The bill passed by the House of Representatives would likely face constitutional challenges in four areas: 1) a bill of attainder (legislation directed at punishing particular individuals) is forbidden by the constitution; 2) ex-post facto laws (laws which make an activity illegal after-the-fact) are not allowed; 3) substantive due process (protection against the state preventing the fulfillment of lawful contracts) is protected by the courts; and 4) the takings clause argues against the taking of private property without appropriate compensation.
So let’s recap the government’s failings:
- In a mad rush, Congress and the President threw together a rescue package to save a company they deemed was too big to fail. Too big to fail, but not so big they had to do it right.
- The lack of analysis and deliberation forced the government to throw more money at the AIG problem three more times, each with minimal or no deliberation.
- Given an evolving track record of AIG misusing rescue funds, House staffers crafted language to prevent the misuse. Senatorial and administration colleagues gutted the language.
- The House did not read the final language of the bill, but rushed the legislation through, not realizing that their objectives had not been met.
- When the press and the public cried foul about the AIG bonuses, the House looked incompetent or corrupt, and went into damage control mode. They pretended indignation, beat their chest, and got tough, hoping that they would be absolved of all charges before the next election.
- The House passed a law to punish AIG for giving bonuses they were contractually obligated to award – a law that many consider completely unconstitutional.
After all the bravado and decisive action from the House, the Senate and the White House quickly distanced themselves from the punitive bill. By the time the Sunday talk shows exposed the House’s lunacy, the House itself quickly backed down from their position and let the bill die a very quiet death.
At times like these, we should pause to reflect (in gratitude) on the wisdom of the founding fathers. They foresaw that the House of Representatives would be populist in nature, blowing in the wind of public opinion (paddling as fast as they can whenever they are startled) and established the Senate to be a more deliberative body that would resist reactionary populism in favor of reason and deliberation. Doesn’t always work but it certainly did this time.
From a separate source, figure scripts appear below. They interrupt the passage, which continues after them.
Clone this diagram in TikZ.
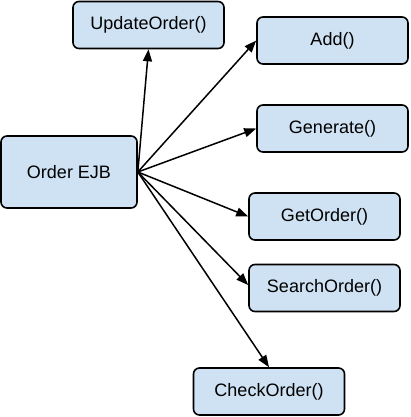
\documentclass[tikz,border=0pt]{standalone}
\usepackage{fontspec}
\setmainfont{Liberation Sans}
\usepackage{xcolor}
\usepackage{tikz}
\usetikzlibrary{arrows.meta}
\definecolor{boxblue}{HTML}{CFE2F3}

\begin{document}
\begin{tikzpicture}[x=1pt, y=-1pt,
    method/.style={rectangle, draw, line width=1.6pt, rounded corners=6pt,
                   fill=boxblue, align=center, inner sep=0pt,
                   font=\fontsize{18}{22}\selectfont,
                   minimum width=151pt, minimum height=47pt},
    arrow/.style={-{Triangle[length=12pt, width=9pt]}, line width=1.5pt}]
  \useasboundingbox (0,0) rectangle (410,417);
  \node[method, minimum width=136pt, minimum height=72pt] (ejb) at (69,172) {Order EJB};
  \node[method] (update) at (148.5,25) {UpdateOrder()};
  \node[method] (add) at (332.5,40.5) {Add()};
  \node[method] (gen) at (332.5,128.5) {Generate()};
  \node[method] (get) at (324.5,216.5) {GetOrder()};
  \node[method] (search) at (324.5,288) {SearchOrder()};
  \node[method] (check) at (269,391.5) {CheckOrder()};
  \draw[arrow] (ejb.east) -- (update.south);
  \draw[arrow] (ejb.east) -- (add.west);
  \draw[arrow] (ejb.east) -- (gen.west);
  \draw[arrow] (ejb.east) -- (get.west);
  \draw[arrow] (ejb.east) -- ([yshift=3pt]search.west);
  \draw[arrow] (ejb.east) -- (check.north);
\end{tikzpicture}
\end{document}
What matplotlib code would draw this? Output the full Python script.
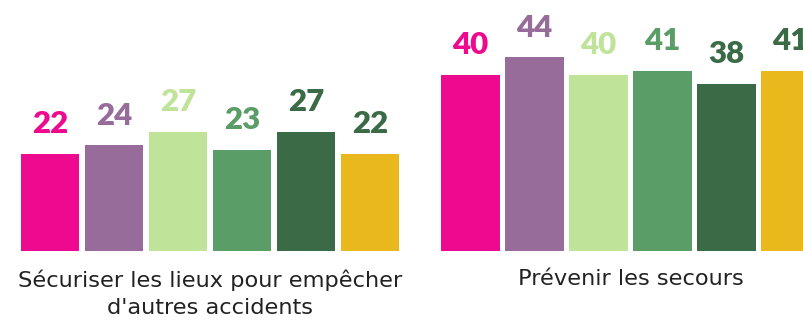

Since nature did not equip the red eared sliders with reason, just a flight instinct, and since Congress seems to be similarly equipped, it is left to us to shape their environment so they react to us (the people) in a way that benefits the nation. Since they won’t/can’t do the right thing, we must. And we do this by getting involved in the public debate. When we do, our congressional red eared sliders will begin paddling when we want them to and will paddle in the direction that we want. We need to guide them with our collective voices.
Epilogue:
With all of the hullabaloo the AIG bonuses, I’ll bet you haven’t heard a single word that failed Fannie Mae and Freddie Mac (also newly nationalized entities) have been approved to dispense more than $200 million in bonuses. Not a peep from Congress or the press. Makes one wonder about the depths of hypocrisy?